Big gainers when the market declined
Over the last 12 months, the Sensex has been down by about 14.8%. But a handful of stocks recorded massive gains. Which were these stocks?
 
Last January, investors expected the market to put in another year of strong rally after the sharp rise they enjoyed in 2014, following the installation of a new government at the Centre in mid-2014. The S&P BSE Sensex was above 29,000 in January 2015 and seemed to be headed higher. Investors were expecting a “reformist” budget, the second one by the Narendra Modi government. Actually, it was first one that the government had time to plan. After all, the July 2014 budget left the government with very little time to prepare. The budget turned out to be an anti-climax. The Sensex crossed 30,000 but that was the peak. On 20th January 2016, it had touched a low of 23,839, a peak to trough decline of 20.6%. 
 
In this decline, a lot of quality stocks have gone down more than Sensex. But there are some stocks that have bucked the trend. They have doubled, trebled and one has even gone up fivefold. Which are these stocks? We trolled our database to find out the biggest gainers. To eliminate the many thinly-traded stocks that are rigged with impunity, we limited our search to companies, which have market capitalisation of at least Rs1,000 crore and whose shares are liquid, which we have defined as trading 2,000 shares a day on 90% of trading days. Based on this database, we looked up the stocks that did the best. Here is a table that lists the result of this exercise
 
 
The biggest gainer is Kellton Tech Solutions, followed by Rajesh Exports. Kellton is a small CMMi Level 3 and ISO 9001:2008 certified global IT services organisation, headquartered in Hyderabad with development centres in the US and India. Its financials are improving and it has acquired a US software company three days ago.

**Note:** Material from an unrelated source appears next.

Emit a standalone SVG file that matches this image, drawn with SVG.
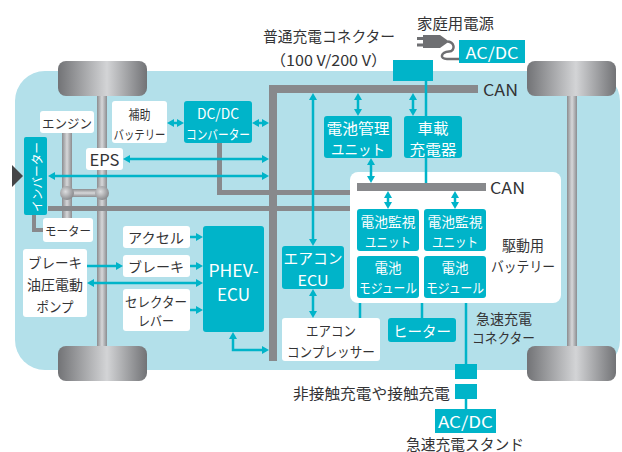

Rajesh Exports is a controversial company, whose price movement is unrelated to its fundamentals.
 
Indeed, some of these stocks are “operator-driven”, meaning they are jacked up only with the intention of dumping them at a later date. But certainly a company like Kwality or Nilkamal Plastics has a solid business model and were undervalued in January given their growth prospects. The flavour of the year was textile stocks. That is the reason why a company like Sangam India did extremely well, even though its growth has been modest. One of the big gainers is High Ground Enterprises which is into Engineering Procurement and Construction Management (EPCM) operating in oil & gas, water resource management, roads, telecom, solid waste management, fire and safety etc. In 2014-15 it entered into the business of third party certification, completing work for Indian Oil petrol pumps across 1000 cities and towns in India. Among its clients are Mumbai International Airport Authority, Indian Oil, Raymond, Essar Ports,  etc. Curiously, the company is also getting into visual media, focused on content development, technical media services and post-production. It has set up a boutique digital post-production/technical media facility to cater to domestic and export market. It is difficult to say how much of this genuine. 
 
Morepen Labs which was drowning in huge debt, has literally has come back from the dead. According to the company, Morepen is the leading supplier of Loratadine worldwide including a 90% share of the US market. It is also the largest manufacturer of Montelukast and its intermediates and is an important player in selling its patented form of Atorvastatin Amorphous. In the September quarter, it reported a net profit of Rs3.22 crore which was 10 times that of September 2014.
 
Another company that recorded a fantastic rise in net profit was Nilkamal Plastics. In September 2015, its net profit was Rs25.74 crore compared to Rs6.84 crore the same quarter a year ago. While Nilkamal was a profit-making company that has done even better thanks to lower input costs and wider product range, a big gainer in 2015 was a basket case. One of the most spectacular turnarounds of recent times happened in case of SpiceJet, where Ajay Singh returned at the helm with bag of financial engineering tricks that led to Rs72 crore profit for the September quarter of 2015 against a Rs310 crore loss in the same period a year before. Among the big gainers was Kwality, which was up 191%. What is not clear is as to how the shares of Kwality, whose turnover and profits merely inched up in each of the quarters last year, tripled over the year. Maybe this year will provide a clue.